Pyongyang accused Washington of frequent military deployments in its “surrounding region” and singled out its respective joint exercises with treaty allies Seoul and Tokyo as evidence of increased hostility to the North’s regime.
The U.S. was “embarking on a full-scale move to create an ‘Asian NATO’ by frequently staging joint military drills with Japan and South Korea,” its Foreign Ministry said on Sunday. This month’s naval drills with the South involved a U.S. Navy aircraft carrier for the first time in more than four years.
“It also brings deep to our hearts the need to leave no stone unturned in bolstering up our strength which can overpower any hostile act of the U.S.,” said the North as it vowed to “confront the U.S. with the principle of power for power and head-on contest.”
The South’s President Yoon Suk-yeol looks to be aligning his country’s defense policies closer with those of President Joe Biden when it comes to jointly deterring the North, which has conducted frequent missile tests in recent months.
U.S. officials had already warned that a nuclear test by Pyongyang—what would be its first in five years—was likely during or after Biden visits to Seoul and Tokyo in May. American offers to hold talks with the North about dismantling its nuclear weapons program have so far been rebuffed, leading Deputy Secretary of State Wendy Sherman earlier this month to commit to a “swift and forceful response” to a resumption of nuclear testing.
The North took issue with Sherman’s comments, noting they undermined the credibility of U.S. messaging about diplomatic engagement with Kim Jong-un’s government. “These reckless remarks sound to us [like] nothing more than a scream of the U.S. which was shocked and terrified at the tremendous power of our country which is gaining in strength day by day.”
“At the same time, it lays bare once again the unchanged ambition of the U.S. to overturn our system by force,” Pyongyang said, hinting once again at its suspicion that the U.S. is seeking regime change.
On Tuesday, the North’s Foreign Ministry published another statement accusing the U.S. of fueling tensions in the wider region and on the Korean Peninsula with its basing agreements.

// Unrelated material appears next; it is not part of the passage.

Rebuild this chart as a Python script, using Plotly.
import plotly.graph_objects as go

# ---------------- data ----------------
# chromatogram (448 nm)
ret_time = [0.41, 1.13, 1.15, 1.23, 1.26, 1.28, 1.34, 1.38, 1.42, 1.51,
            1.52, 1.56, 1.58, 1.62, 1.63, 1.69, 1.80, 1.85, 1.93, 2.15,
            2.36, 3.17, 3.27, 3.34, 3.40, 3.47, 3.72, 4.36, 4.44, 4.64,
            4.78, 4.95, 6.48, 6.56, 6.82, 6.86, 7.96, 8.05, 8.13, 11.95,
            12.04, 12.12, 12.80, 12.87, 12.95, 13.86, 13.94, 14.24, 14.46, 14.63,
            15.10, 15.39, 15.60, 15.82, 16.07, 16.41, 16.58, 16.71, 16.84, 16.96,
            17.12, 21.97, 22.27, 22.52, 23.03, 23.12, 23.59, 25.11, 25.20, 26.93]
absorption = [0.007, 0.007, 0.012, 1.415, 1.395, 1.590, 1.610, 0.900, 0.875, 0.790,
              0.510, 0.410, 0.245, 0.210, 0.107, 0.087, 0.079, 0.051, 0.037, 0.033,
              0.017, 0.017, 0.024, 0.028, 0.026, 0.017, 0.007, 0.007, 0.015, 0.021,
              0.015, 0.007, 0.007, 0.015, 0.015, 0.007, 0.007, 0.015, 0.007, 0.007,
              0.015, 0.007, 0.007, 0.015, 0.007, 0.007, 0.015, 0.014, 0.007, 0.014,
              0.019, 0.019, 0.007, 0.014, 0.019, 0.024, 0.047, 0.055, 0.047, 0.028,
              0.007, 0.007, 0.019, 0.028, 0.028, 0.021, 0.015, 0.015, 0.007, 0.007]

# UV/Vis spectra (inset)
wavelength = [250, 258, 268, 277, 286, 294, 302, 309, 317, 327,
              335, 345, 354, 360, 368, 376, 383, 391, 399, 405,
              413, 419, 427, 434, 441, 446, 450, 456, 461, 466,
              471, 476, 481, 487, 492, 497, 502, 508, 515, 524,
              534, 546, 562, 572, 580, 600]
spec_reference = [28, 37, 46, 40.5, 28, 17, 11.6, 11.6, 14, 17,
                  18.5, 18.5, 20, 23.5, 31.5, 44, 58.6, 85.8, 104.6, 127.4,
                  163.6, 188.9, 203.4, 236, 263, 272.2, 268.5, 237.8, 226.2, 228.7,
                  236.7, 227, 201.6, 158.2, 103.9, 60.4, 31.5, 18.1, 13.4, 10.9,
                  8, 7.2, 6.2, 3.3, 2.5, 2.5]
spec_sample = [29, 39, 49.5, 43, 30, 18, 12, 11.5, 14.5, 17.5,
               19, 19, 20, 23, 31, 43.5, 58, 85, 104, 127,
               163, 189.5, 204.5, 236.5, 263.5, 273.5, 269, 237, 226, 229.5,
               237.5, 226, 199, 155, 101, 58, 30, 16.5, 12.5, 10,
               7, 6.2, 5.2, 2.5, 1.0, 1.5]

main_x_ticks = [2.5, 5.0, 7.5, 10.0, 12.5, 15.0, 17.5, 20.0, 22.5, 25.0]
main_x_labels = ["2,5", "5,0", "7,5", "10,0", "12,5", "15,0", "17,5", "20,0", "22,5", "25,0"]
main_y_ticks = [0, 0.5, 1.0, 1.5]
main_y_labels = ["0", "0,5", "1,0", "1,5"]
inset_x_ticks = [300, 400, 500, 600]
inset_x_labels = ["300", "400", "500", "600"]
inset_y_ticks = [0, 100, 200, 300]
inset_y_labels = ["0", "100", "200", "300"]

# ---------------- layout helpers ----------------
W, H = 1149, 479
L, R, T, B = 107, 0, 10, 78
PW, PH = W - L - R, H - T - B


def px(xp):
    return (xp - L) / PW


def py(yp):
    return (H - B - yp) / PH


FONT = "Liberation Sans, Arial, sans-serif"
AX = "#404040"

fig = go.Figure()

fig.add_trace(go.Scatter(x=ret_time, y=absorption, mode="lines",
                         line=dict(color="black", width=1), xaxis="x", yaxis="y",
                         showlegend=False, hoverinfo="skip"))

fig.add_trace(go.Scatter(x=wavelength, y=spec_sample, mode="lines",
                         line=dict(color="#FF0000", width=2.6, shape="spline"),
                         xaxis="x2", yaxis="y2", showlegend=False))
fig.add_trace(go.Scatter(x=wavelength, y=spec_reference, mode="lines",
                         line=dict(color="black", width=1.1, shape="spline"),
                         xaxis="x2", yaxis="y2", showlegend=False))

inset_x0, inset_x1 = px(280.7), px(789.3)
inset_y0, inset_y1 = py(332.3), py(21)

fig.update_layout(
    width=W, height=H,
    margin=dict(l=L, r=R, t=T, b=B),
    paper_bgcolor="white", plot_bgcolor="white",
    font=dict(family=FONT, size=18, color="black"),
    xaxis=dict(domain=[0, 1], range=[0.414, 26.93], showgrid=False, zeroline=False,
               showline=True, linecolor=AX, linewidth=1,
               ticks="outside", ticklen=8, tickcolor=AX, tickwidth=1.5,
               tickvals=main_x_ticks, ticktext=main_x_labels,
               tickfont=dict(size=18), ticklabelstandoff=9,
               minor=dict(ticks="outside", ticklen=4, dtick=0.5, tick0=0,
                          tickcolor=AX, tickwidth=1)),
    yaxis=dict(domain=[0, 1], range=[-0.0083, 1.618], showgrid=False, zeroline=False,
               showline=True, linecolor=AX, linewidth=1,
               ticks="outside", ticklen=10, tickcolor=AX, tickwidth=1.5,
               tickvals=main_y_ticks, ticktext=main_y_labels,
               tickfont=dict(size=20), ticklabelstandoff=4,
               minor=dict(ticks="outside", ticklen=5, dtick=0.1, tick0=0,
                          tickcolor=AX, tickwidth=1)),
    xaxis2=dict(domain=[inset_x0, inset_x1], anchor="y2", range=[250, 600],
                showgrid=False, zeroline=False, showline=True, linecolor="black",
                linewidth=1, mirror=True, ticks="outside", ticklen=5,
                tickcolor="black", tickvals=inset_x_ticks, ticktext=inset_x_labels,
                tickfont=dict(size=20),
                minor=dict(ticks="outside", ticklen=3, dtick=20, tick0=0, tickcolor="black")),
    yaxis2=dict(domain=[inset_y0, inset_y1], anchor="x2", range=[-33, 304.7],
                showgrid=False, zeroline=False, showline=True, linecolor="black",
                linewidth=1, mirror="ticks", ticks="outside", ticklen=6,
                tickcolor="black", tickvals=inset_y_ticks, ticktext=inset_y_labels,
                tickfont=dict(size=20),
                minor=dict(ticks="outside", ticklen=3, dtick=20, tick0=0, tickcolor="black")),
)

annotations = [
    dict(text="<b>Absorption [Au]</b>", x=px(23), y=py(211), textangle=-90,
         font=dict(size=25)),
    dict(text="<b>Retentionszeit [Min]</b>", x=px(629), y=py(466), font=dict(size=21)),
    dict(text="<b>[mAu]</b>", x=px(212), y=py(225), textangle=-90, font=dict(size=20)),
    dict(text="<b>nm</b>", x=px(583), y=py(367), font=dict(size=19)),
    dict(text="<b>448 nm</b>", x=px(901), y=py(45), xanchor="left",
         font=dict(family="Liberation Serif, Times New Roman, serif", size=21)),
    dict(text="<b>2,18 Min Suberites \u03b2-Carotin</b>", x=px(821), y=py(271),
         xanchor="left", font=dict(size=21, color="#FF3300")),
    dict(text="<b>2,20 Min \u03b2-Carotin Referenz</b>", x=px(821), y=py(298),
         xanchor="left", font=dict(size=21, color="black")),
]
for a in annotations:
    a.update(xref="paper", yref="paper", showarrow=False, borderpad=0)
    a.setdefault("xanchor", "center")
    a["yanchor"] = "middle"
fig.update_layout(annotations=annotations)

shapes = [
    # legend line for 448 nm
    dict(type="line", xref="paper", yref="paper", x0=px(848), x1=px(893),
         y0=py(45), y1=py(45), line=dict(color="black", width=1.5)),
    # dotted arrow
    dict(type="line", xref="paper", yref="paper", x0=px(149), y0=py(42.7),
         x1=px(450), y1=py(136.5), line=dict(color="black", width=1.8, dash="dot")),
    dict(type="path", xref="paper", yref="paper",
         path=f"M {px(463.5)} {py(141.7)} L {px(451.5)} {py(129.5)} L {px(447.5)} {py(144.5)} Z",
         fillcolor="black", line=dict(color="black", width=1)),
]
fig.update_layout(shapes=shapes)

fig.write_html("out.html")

“In particular, the U.S. military bases deployed in Japan and South Korea are serving as a major factor in placing the region of Northeast Asia under constant military tension. This has turned the Korean Peninsula into the hottest spot of the world,” it said.
Pyongyang’s opposition to American forward-basing echoes similar rhetoric out of Beijing. Its warnings of a NATO-like grouping in Asia dovetail with China’s renewed pushback against U.S.-led bilateral and multilateral alliances, especially since the outbreak of the war in Ukraine.
China has linked U.S. alliances in the region to negative sentiments about NATO’s post-Cold War expansion, which it blames for triggering Russia’s invasion of Ukraine in February.
At the Shangri-La Dialogue in Singapore earlier this month, Defense Secretary Lloyd Austin said the U.S. sought neither conflict nor a new Cold War with China, and had no plans for an “Asian NATO.”
The South, meanwhile, is making more explicit commitments to its national security under President Yoon, who traveled to Spain over the weekend ahead of his attendance at NATO’s summit in Madrid. Yoon and Prime Minister Fumio Kishida of Japan become the first leaders from the Northeast Asian countries to attend the defense event, which this year is expecting to ramp up its assessment of China as a security challenge.
Last week, the South announced plans to establish a permanent delegation at the NATO headquarters in Brussels, a move that would follow Japan’s 2018 mission with the alliance.